The Enforcement Directorate has provisionally attached ₹10.5 crore of assets comprising bank balances, investments in shares and 15 flats in Kolkata in connection with a bank fraud case.
The accused persons are alleged to have cheated more than 15 banks in Kolkata and Howrah by mortgaging the same properties multiple times by forging property deeds.
The attachment has been made under the Prevention of Money Laundering Act (PMLA) in a case against Madan Chand Jain, Gaurav Jain, who were directors of Bhagwati Lifestyle Private Limited, and others.
The ED probe is based on the chargesheets filed by the Central Bureau of Investigation. The CBI had alleged that the Jains, as directors of the company, took a loan of ₹35 crore from the State Bank of India in 2012 using forged deeds.
The accused persons are alleged to have opened 13 to 15 showrooms in different parts of eastern India under the brand name of Bhagwati Life Style. After running the showrooms for about two years the entire funds were siphoned of by diverting them to fake accounts and withdrawing them in cash, the ED said in a statement.

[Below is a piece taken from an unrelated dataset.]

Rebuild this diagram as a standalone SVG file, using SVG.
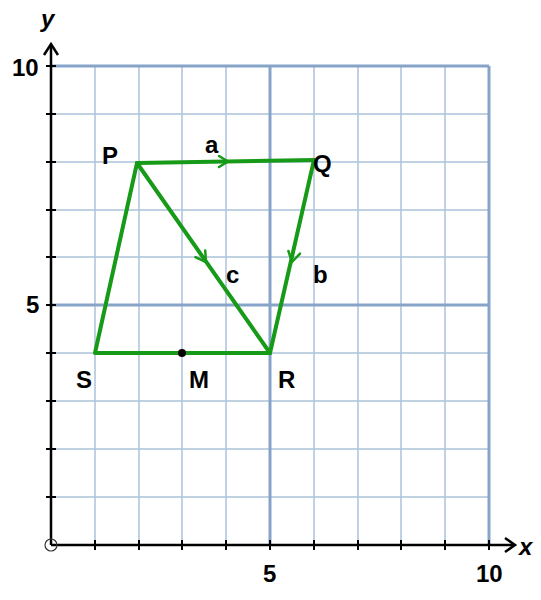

The ED asserts that its probe revealed that the Jains used fake identities, like Madan Chand Surana, Gaurav Kumar Surana, Vishal Kothari, Shiveik Jain and Hemant Kochar, to cheat the banks, in conspiracy with their friends and employees. Some of the associates have allegedly been identified as Dilip Banik, Sunil Chaudhary, Alok Garodia and Ramesh Upadhyay.
Gaurav Jain, along with his father, is alleged to have created multiple fake identities and obtained a number of PAN cards, driving licences and Voter ID cards, to open more than 100 bank accounts, either in the name of individuals or fake firms.
Based on the fake identities, “multiple copies of property deeds were created by the accused for the purpose of mortgaging them with the banks and taking loan”, the ED asserted.